Star Wars: Episode VIII director Rian Johnson believes that film audiences are reaching "critical mass" when it comes to CGI.
Saying that the Star Wars prequels were bad is easy. Anyone with eyes, ears and the ability to experience nausea (an inevitable side effect of using said eyes and ears) can tell you that the films are garbage. Significantly more difficult, however, would be pinpointing the one element that made them so horrible. Granted, some would probably say the bad writing or acting, but for my money what ultimately killed the prequels was their intense over-reliance on computer generated special effects.
That in mind, you can perhaps understand why recent comments from Rian Johnson, the current writer/director of Episode VIII (slated for a 2017 release), have me feeling so excited. Speaking in a recent podcast, Johnson affirmed that the Episode VII-director J.J. Abrams and his crew were moving very much away from the CGI-infested film making that ruined the prequels and were instead making the new movie with a more classic sensibility.
"They're doing so much practical building for this one. It's awesome," said Johnson. He would go on to say that he thinks film audiences may be reaching their limit with CGI. "I think people are coming back around to [practical effects]. It feels like there is sort of that gravity pulling us back toward it. I think that more and more people are hitting kind of a critical mass in terms of the CG-driven action scene lending itself to a very specific type of action scene, where physics go out the window and it becomes so big so quick."

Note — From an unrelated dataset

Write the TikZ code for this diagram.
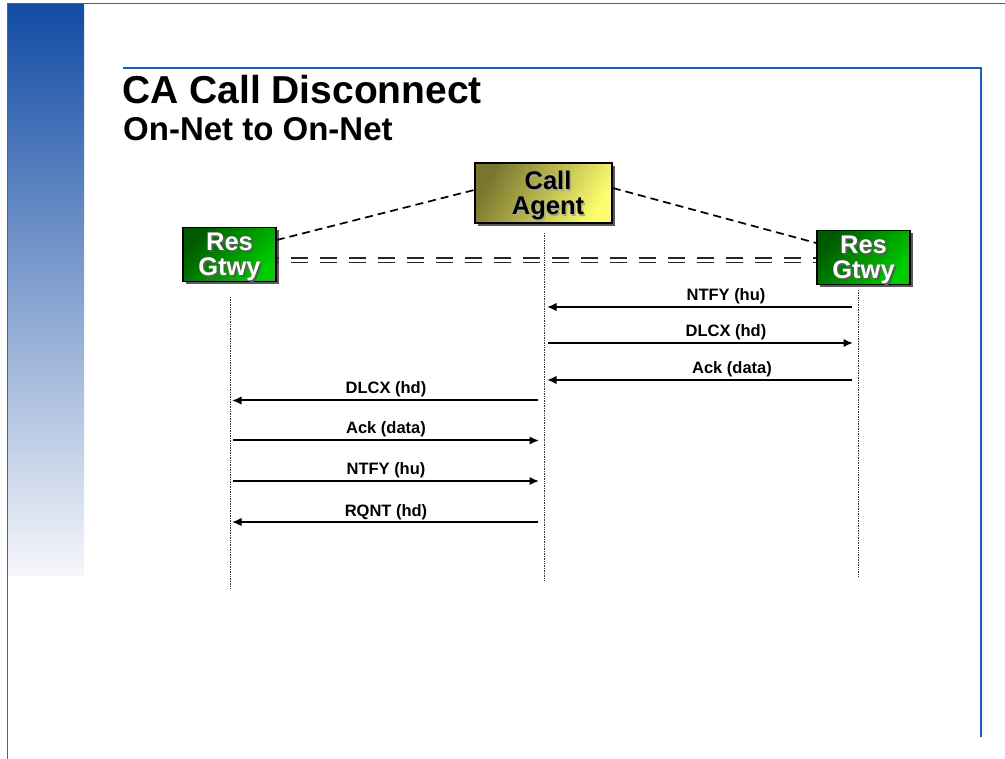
\documentclass[tikz,border=0pt]{standalone}
\usepackage{fontspec}
\setmainfont{Liberation Sans}
\usetikzlibrary{arrows.meta,shadows}
\definecolor{framegray}{RGB}{95,95,95}
\definecolor{rule}{RGB}{30,90,195}
\definecolor{bartop}{RGB}{18,76,165}
\definecolor{barbot}{RGB}{246,247,251}
\definecolor{gdark}{RGB}{0,88,0}
\definecolor{glight}{RGB}{0,205,0}
\definecolor{ydark}{RGB}{122,118,48}
\definecolor{ylight}{RGB}{252,252,110}
\definecolor{shd}{RGB}{90,90,90}
\begin{document}
\begin{tikzpicture}[x=1pt,y=-1pt,
  gwbox/.style={draw=black, line width=1.6pt, top color=gdark, bottom color=glight, shading angle=50,
    minimum width=93pt, minimum height=54pt, inner sep=0pt,
    drop shadow={shadow xshift=3pt, shadow yshift=-3pt, fill=shd, opacity=1}},
  cabox/.style={draw=black, line width=1.6pt, top color=ydark, bottom color=ylight, shading angle=60,
    minimum width=137pt, minimum height=60pt, inner sep=0pt,
    drop shadow={shadow xshift=3pt, shadow yshift=-3pt, fill=shd, opacity=1}},
  boxtxt/.style={font=\bfseries\fontsize{25.5}{25}\selectfont, align=center, inner sep=0pt},
  life/.style={densely dotted, line width=0.7pt, black!80},
  link/.style={dashed, dash pattern=on 8pt off 5pt, line width=1.7pt},
  dbl/.style={dashed, dash pattern=on 16.5pt off 12.5pt, dash phase=14.5pt, line width=1.5pt, black!85},
  msg/.style={line width=2pt, -{Latex[length=9.5pt,width=8.5pt]}},
  lbl/.style={font=\bfseries\fontsize{16.5}{18}\selectfont, anchor=base, inner sep=0pt},
]
\useasboundingbox (0,0) rectangle (1005,759);
% frame and decoration
\shade[top color=bartop, bottom color=barbot] (7,4) rectangle (84,575);
\draw[framegray, line width=1pt] (1005,4) -- (7,4) -- (7,759);
\draw[rule, line width=1.4pt] (123,68) -- (981,68) -- (981,737);
% titles
\node[anchor=base west, inner sep=0pt, font=\bfseries\fontsize{39}{40}\selectfont] (title) at (122,104) {CA Call Disconnect};
\node[anchor=base west, inner sep=0pt, font=\bfseries\fontsize{33}{34}\selectfont] (sub) at (123,141) {On-Net to On-Net};
% boxes
\node[gwbox] (lg) at (229.5,254.5) {};
\node[boxtxt, text=shd] (lgs) at (231.5,259) {Res\\Gtwy};
\node[boxtxt, text=white] (lgt) at (229.5,257) {Res\\Gtwy};
\node[gwbox] (rg) at (863.5,257.5) {};
\node[boxtxt, text=shd] (rgs) at (865.5,262) {Res\\Gtwy};
\node[boxtxt, text=white] (rgt) at (863.5,260) {Res\\Gtwy};
\node[cabox] (ca) at (543.5,193) {};
\node[boxtxt, text=gray!70] (cas) at (549.5,197) {Call\\Agent};
\node[boxtxt, text=black] (cat) at (548,195.5) {Call\\Agent};
% links
\draw[link] (lg.east |- 0,240) -- (ca.west |- 0,190);
\draw[link] (ca.east |- 0,188) -- (rg.west |- 0,243);
\draw[dbl] (lg.east |- 0,258.2) -- (rg.west |- 0,258.2);
\draw[dbl] (lg.east |- 0,262.3) -- (rg.west |- 0,262.3);
% lifelines
\coordinate (l1) at (230,297); \coordinate (l2) at (230,588);
\coordinate (c1) at (544,233); \coordinate (c2) at (544,580);
\coordinate (r1) at (858,290); \coordinate (r2) at (858,576);
\draw[life] (l1) -- (l2);
\draw[life] (c1) -- (c2);
\draw[life] (r1) -- (r2);
% messages right
\coordinate (m1a) at (852,307); \coordinate (m1b) at (547,307);
\coordinate (m2a) at (548,343); \coordinate (m2b) at (853,343);
\coordinate (m3a) at (852,380); \coordinate (m3b) at (547,380);
\draw[msg] (m1a) -- (m1b);
\draw[msg] (m2a) -- (m2b);
\draw[msg] (m3a) -- (m3b);
\node[lbl] (t1) at (726,301) {NTFY (hu)};
\node[lbl] (t2) at (726,337) {DLCX (hd)};
\node[lbl] (t3) at (732,374) {Ack (data)};
% messages left
\coordinate (m4a) at (538,400.5); \coordinate (m4b) at (232,400.5);
\coordinate (m5a) at (233,440.5); \coordinate (m5b) at (539,440.5);
\coordinate (m6a) at (233,481); \coordinate (m6b) at (539,481);
\coordinate (m7a) at (538,522); \coordinate (m7b) at (232,522);
\draw[msg] (m4a) -- (m4b);
\draw[msg] (m5a) -- (m5b);
\draw[msg] (m6a) -- (m6b);
\draw[msg] (m7a) -- (m7b);
\node[lbl] (t4) at (386,394) {DLCX (hd)};
\node[lbl] (t5) at (386,434) {Ack (data)};
\node[lbl] (t6) at (386,475) {NTFY (hu)};
\node[lbl] (t7) at (386,516) {RQNT (hd)};
\end{tikzpicture}
\end{document}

While we've already seen more than a few pieces of evidence pointing to Episode VII ditching CGI for practical sets and resources, Johnson's statements could still be taken as a good sign by fans that one of the most egregious errors of the prequel trilogy is finally being corrected. Granted, we'll have to wait until 2015 to see how well Abrams pulls it off. Even so, there just seem to be more and more reasons for Star Wars devotees to be hopeful.